Tuesday, March 17, 2009

Let's not copy the Lutherans

This passage — from a lecture last week by Charles Murray — seems like it captures the urgency of the Great Commission to spread the faith in the increasingly “post-Christian” Western society:
Drive through rural Sweden, as I did a few years ago. In every town was a beautiful Lutheran church, freshly painted, on meticulously tended grounds, all subsidized by the Swedish government. And the churches are empty. Including on Sundays. Scandinavia and Western Europe pride themselves on their “child-friendly” policies, providing generous child allowances, free day-care centers, and long maternity leaves. Those same countries have fertility rates far below replacement and plunging marriage rates. Those same countries are ones in which jobs are most carefully protected by government regulation and mandated benefits are most lavish. And they, with only a few exceptions, are countries where work is most often seen as a necessary evil, least often seen as a vocation, and where the proportions of people who say they love their jobs are the lowest.

What’s happening? Call it the Europe syndrome. Last April I had occasion to speak in Zurich, where I made some of these same points. After the speech, a few of the twenty-something members of the audience approached and said plainly that the phrase “a life well-lived” did not have meaning for them. They were having a great time with their current sex partner and new BMW and the vacation home in Majorca, and saw no voids in their lives that needed filling.

It was fascinating to hear it said to my face, but not surprising. It conformed to both journalistic and scholarly accounts of a spreading European mentality. Let me emphasize “spreading.” I’m not talking about all Europeans, by any means. That mentality goes something like this: Human beings are a collection of chemicals that activate and, after a period of time, deactivate. The purpose of life is to while away the intervening time as pleasantly as possible.
Alas, it seems as though our mother England — despite its longstanding suspicion of the Continent — is only a generation or two behind socialist secular Sweden. Today America is a more Christian country than those of Old Europe, but recent trends are not encouraging.

Update March 19: Vicar Josh would like me to call this Let's not copy the Swedish Lutherans. He points out that there is considerable variation between US and European Lutherans, as well as among US Lutherans. If the Swedish Lutherans are at an extreme, what’s left of the Lutheran church in Germany (Evangelische Kirche in Deutschland) isn’t far behind. Among US Lutherans, the LCMS and WELS are every bit as devout and orthodox in their beliefs as the Continuing Anglicans.

However, I think Murray’s point is more about society than the church: people are placing their trust in Big Government to provide in this life, rather than focusing on God’s promise of Eternal Life.


Vicar Josh Osbun said...

Your post would be better titled, "Let's not copy the Swedes." This is not an accurate portrayal of Lutheranism. You will find few Lutheran parishes like this in the United States.

9.West said...


I didn't say "Let's not copy the American Lutherans," which I agree would be unfair.

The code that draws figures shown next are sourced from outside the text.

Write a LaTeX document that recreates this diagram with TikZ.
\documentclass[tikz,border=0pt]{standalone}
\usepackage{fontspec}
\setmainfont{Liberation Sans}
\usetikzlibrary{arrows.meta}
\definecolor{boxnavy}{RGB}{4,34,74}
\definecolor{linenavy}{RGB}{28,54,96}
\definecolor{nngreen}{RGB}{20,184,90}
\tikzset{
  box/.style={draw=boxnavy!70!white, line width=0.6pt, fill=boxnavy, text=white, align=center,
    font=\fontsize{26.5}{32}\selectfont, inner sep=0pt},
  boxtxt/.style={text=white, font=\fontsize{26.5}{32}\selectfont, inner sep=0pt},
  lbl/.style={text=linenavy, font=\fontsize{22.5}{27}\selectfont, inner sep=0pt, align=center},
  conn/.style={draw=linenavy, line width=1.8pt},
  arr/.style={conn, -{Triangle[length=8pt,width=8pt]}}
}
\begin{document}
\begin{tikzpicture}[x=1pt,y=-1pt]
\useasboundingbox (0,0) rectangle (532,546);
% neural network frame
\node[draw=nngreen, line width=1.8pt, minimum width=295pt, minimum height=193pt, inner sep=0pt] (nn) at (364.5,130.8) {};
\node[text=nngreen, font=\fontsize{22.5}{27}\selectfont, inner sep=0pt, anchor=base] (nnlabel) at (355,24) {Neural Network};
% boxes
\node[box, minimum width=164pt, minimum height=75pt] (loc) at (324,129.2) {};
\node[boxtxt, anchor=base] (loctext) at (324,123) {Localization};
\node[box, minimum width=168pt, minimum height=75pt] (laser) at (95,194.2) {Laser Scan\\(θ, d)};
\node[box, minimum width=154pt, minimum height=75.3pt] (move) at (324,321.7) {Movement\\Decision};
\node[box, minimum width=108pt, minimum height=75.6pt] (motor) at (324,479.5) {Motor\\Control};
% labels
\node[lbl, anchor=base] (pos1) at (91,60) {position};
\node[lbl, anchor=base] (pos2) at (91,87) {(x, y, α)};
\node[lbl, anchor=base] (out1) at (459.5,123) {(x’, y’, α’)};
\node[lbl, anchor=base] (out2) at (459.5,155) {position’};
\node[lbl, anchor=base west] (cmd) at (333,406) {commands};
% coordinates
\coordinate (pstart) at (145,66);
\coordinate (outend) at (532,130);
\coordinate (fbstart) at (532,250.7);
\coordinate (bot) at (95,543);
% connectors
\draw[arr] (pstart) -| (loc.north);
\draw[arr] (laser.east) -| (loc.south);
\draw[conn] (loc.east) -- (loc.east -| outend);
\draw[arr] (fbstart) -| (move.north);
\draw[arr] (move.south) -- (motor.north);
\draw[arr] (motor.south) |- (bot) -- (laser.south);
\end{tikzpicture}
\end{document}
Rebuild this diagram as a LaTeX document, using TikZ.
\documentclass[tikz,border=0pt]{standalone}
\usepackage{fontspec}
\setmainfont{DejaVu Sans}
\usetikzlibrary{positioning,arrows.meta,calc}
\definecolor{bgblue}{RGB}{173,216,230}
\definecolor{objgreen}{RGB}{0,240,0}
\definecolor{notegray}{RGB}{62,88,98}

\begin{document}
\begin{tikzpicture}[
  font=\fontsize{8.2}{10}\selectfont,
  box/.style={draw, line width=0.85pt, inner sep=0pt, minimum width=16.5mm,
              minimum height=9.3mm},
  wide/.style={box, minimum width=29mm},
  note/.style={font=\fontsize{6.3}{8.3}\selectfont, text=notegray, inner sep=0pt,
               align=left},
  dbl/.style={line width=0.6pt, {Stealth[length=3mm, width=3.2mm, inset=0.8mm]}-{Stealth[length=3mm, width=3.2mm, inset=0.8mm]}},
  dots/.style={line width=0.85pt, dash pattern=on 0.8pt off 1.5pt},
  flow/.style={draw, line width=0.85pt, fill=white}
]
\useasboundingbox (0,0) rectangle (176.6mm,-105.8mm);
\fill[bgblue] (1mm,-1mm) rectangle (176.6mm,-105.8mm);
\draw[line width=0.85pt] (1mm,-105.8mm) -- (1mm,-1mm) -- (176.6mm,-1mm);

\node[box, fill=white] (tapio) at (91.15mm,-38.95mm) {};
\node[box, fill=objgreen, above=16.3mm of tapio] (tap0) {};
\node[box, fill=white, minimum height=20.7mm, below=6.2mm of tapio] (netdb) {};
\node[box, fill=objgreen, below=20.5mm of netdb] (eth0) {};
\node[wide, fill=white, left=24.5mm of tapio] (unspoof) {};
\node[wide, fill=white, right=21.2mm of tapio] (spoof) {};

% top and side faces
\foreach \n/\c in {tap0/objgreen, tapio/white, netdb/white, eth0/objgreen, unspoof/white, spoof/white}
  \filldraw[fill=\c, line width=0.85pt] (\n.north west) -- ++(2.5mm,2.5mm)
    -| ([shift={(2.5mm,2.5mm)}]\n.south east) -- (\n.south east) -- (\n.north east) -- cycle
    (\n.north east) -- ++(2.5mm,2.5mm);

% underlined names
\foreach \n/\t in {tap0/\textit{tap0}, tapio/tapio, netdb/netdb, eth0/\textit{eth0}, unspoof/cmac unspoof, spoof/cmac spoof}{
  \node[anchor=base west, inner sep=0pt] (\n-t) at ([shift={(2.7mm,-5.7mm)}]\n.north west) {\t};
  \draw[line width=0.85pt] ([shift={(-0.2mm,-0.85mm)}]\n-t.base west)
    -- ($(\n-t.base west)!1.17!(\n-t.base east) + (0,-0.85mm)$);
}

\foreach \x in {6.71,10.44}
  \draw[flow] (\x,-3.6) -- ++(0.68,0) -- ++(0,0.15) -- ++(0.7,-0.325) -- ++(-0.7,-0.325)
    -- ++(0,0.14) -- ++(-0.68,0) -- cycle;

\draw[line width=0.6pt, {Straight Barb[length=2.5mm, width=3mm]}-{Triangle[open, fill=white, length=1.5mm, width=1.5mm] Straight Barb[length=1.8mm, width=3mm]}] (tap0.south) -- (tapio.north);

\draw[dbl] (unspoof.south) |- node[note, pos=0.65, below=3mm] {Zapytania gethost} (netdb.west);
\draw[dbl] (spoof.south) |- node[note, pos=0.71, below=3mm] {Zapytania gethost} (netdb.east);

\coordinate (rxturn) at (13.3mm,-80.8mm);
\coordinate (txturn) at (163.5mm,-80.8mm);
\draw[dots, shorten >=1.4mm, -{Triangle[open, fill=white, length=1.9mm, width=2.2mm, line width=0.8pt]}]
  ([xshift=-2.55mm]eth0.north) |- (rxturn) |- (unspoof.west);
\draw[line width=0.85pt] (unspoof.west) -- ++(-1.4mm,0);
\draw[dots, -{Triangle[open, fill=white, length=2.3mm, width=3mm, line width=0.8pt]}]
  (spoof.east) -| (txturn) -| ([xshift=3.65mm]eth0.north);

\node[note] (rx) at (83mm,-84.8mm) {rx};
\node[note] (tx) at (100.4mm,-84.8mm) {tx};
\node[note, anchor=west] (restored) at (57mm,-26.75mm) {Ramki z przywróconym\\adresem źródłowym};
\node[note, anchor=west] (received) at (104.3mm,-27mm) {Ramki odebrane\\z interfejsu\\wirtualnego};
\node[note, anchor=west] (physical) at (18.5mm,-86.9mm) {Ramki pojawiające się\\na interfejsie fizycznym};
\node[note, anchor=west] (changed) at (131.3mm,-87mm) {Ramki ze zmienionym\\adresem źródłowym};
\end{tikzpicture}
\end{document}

However, Lutheranism began in Germany. Can you argue that the doctrine and devoutness of German Lutherans is still what it was say 50 years ago?

My sense (from both the American Lutheran blogs and visiting there) that Germany is definitely 20+ years ahead of England in its post-Christian decline. The US (thus far) looks to be 20-40 years behind England, but — absent immigration — it seems like it's coming.


Vicar Josh Osbun said...

"The Lutherans" is encompassing of all who bear the title "Lutheran." Certainly it would be unfair and inaccurate for me to refer to "The Anglicans" as a bunch of happy-clappy feminists.

"These Lutherans" or "The Swedish Lutherans" would be a more accurate title and would bear less impact upon Lutheranism in the United States.

I'm tuned into these sorts of distinctions considering there are people who claim that "The Lutherans" ordain women. So also a friend of mine despises Lutheranism because she once attended a really horrible funeral in a Lutheran congregation. Because there are so many divisions and distinctions among those who bear this name, "The Lutherans" is an unfair generalization to many out there, regardless of topic.

Vicar Josh Osbun said...

Thank you for the edit at the bottom.